Estes são os factos que alegram adversários e fazem as delícias da comunicação social, mas, para além de a mediática e promissora política se ter transformado numa metáfora do estado a que chegou o seu partido e da falta de filtros que impeçam pessoas destas de alcançar lugares de topo, restam inquietantes perguntas omissas na excitação com que o caso foi justamente explorado.
Como foi possível guardar um vídeo de 2011 para a chantagem e o assassínio político? Como é possível conformarmo-nos com a violação da privacidade individual a que, até os mais perigosos criminosos, todos temos direito?
Quem passou a vida a combater delatores e chantagistas amorais, não pode consentir em atos de pornografia informativa, em miseráveis crimes eticamente tão reprováveis como os que, por essa via, são denunciados.

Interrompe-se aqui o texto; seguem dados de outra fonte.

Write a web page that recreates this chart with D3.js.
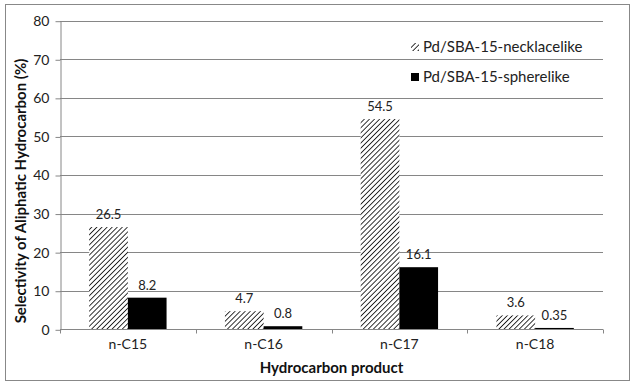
<!DOCTYPE html>
<html>
<head>
<meta charset="utf-8">
<script src="https://cdn.jsdelivr.net/npm/d3@7"></script>
<style>
  body { margin: 0; background: #fff; }
  text { font-family: Lato, "Open Sans", sans-serif; }
</style>
</head>
<body>
<div id="graph"></div>
<script>
var categories = ['n-C15', 'n-C16', 'n-C17', 'n-C18']
var seriesNames = ['Pd/SBA-15-necklacelike', 'Pd/SBA-15-spherelike']
var necklace = [26.5, 4.7, 54.5, 3.6]
var sphere = [8.2, 0.8, 16.1, 0.35]
var yTicks = [0, 10, 20, 30, 40, 50, 60, 70, 80]

var font = 'Lato, "Open Sans", sans-serif'
var width = 634, height = 385
var svg = d3.select('#graph').append('svg')
  .attr('width', width).attr('height', height)

var defs = svg.append('defs')
var pat = defs.append('pattern')
  .attr('id', 'hatch')
  .attr('patternUnits', 'userSpaceOnUse')
  .attr('width', 3.6).attr('height', 3.6)
  .attr('patternTransform', 'rotate(45)')
pat.append('rect').attr('width', 3.6).attr('height', 3.6).attr('fill', '#fff')
pat.append('line')
  .attr('x1', 0).attr('y1', 0).attr('x2', 0).attr('y2', 3.6)
  .attr('stroke', '#000').attr('stroke-width', 1.6)

// outer frame
svg.append('rect')
  .attr('x', 5.5).attr('y', 4.5).attr('width', 624).attr('height', 376)
  .attr('fill', '#fff').attr('stroke', '#888').attr('stroke-width', 1)

var plot = {left: 60, right: 603, top: 20.7, bottom: 329.3}

var x = d3.scaleBand().domain(categories).range([plot.left, plot.right])
  .paddingInner(0.43).paddingOuter(0.215)
var xs = d3.scaleBand().domain([0, 1]).range([0, x.bandwidth()])
var y = d3.scaleLinear().domain([0, 80]).range([plot.bottom, plot.top])

// gridlines
svg.append('g').selectAll('line').data(yTicks.slice(1)).join('line')
  .attr('x1', plot.left).attr('x2', plot.right)
  .attr('y1', d => Math.round(y(d)) + 0.5).attr('y2', d => Math.round(y(d)) + 0.5)
  .attr('stroke', '#868686')

// y axis
var yAxis = svg.append('g')
  .attr('transform', `translate(${plot.left + 0.5},0.5)`)
  .call(d3.axisLeft(y).tickValues(yTicks).tickSize(5).tickPadding(6).tickSizeOuter(0))
yAxis.select('.domain').attr('stroke', '#868686')
yAxis.selectAll('.tick line').attr('stroke', '#868686')
yAxis.selectAll('.tick text').attr('font-size', 14).attr('fill', '#222')
  .attr('font-family', font)

// bars
var groups = svg.append('g').selectAll('g').data(categories).join('g')
  .attr('transform', d => `translate(${x(d)},0)`)

var data = categories.map((c, i) => [necklace[i], sphere[i]])

groups.selectAll('rect').data((d, i) => data[i]).join('rect')
  .attr('x', (d, j) => xs(j))
  .attr('width', xs.bandwidth())
  .attr('y', d => y(d))
  .attr('height', d => y(0) - y(d))
  .attr('fill', (d, j) => j == 0 ? 'url(#hatch)' : '#000')

groups.selectAll('text').data((d, i) => data[i]).join('text')
  .attr('x', (d, j) => xs(j) + xs.bandwidth()/2)
  .attr('y', d => y(d) - 8)
  .attr('text-anchor', 'middle')
  .attr('font-size', 13)
  .attr('fill', '#222')
  .text(d => d)

// x axis
var xAxis = svg.append('g')
  .attr('transform', `translate(0,${Math.round(plot.bottom) + 0.5})`)
  .call(d3.axisBottom(x).tickSize(0).tickPadding(10))
xAxis.select('.domain').remove()
xAxis.selectAll('.tick text').attr('font-size', 14).attr('fill', '#222')
  .attr('font-family', font)
xAxis.append('line')
  .attr('x1', plot.left).attr('x2', plot.right)
  .attr('stroke', '#868686')
var step = x.step()
xAxis.selectAll('.sep').data(d3.range(5)).join('line')
  .attr('class', 'sep')
  .attr('x1', i => Math.round(plot.left + i*step) + 0.5)
  .attr('x2', i => Math.round(plot.left + i*step) + 0.5)
  .attr('y1', 0).attr('y2', 4)
  .attr('stroke', '#868686')

// axis titles
svg.append('text')
  .attr('x', (plot.left + plot.right)/2).attr('y', 373)
  .attr('text-anchor', 'middle')
  .attr('font-size', 15).attr('font-weight', 'bold').attr('fill', '#111')
  .text('Hydrocarbon product')

svg.append('text')
  .attr('transform', `translate(26,191) rotate(-90)`)
  .attr('text-anchor', 'middle')
  .attr('font-size', 15).attr('font-weight', 'bold').attr('fill', '#111')
  .text('Selectivity of Aliphatic Hydrocarbon (%)')

// legend
var legend = svg.append('g').selectAll('g').data(seriesNames).join('g')
  .attr('transform', (d, i) => `translate(411,${47 + i*30})`)
legend.append('rect')
  .attr('x', 0).attr('y', -4).attr('width', 8).attr('height', 8)
  .attr('fill', (d, i) => i == 0 ? 'url(#hatch)' : '#000')
legend.append('text')
  .attr('x', 12).attr('y', 5)
  .attr('font-size', 15).attr('fill', '#222')
  .text(d => d)
</script>
</body>
</html>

Não é um preconceito moralista, é uma questão de salubridade pública que nos exige a condenação veemente da divulgação do referido vídeo. Podemos não ter conhecimentos jurídicos para justificar a ilicitude da conduta, mas devemos ter formação cívica para a repudiar sete anos de ignóbil espera para concretizar uma vingança.
Comentários
O diário digital só foi fundado em 2015. Portanto, não tinha o vídeo (captado em 2011) em arquivo. Alguém lho fez chegar (com o pedido de publicação). A 'proteção das fontes' manterá o assunto no obscuro silencio dos deuses.
Todavia, as conjecturas não podem ser contidas e os serviços de informação conhecerão o percurso do vídeo. Aí o silencio tem uma outra conexão: é prudencial.
Mas tudo isto parece indiciar que há um ajuste de contas (político) em curso. Envolvendo os vários vetores da Direita espanhola. O que começou pela denuncia de um falso mestrado, passa depois por um roubo em supermercado e termina abruptamente antes que se conheçam outros percalços.
Não é uma questão ética, jurídica ou de Estado de Direito. É uma operação de vindicta em curso, do tipo mafioso, envolvendo alguns dos sectores partidários da Direita.
Mas do chorrilho de perguntas que se podem colocar à volta deste incidente (destacam-se, por exemplo):
- O que poderá surgir a seguir será novos dados relacionados com a chamada 'trama Gurtel' (nunca cabalmente esclarecida)?;
- Ou Rajoy será forçado a convocar eleições antes do termo da legislatura?;
- E, finalmente, no 'estado atual do reino dos Bourbons' quem beneficia com a antecipação de eleições?.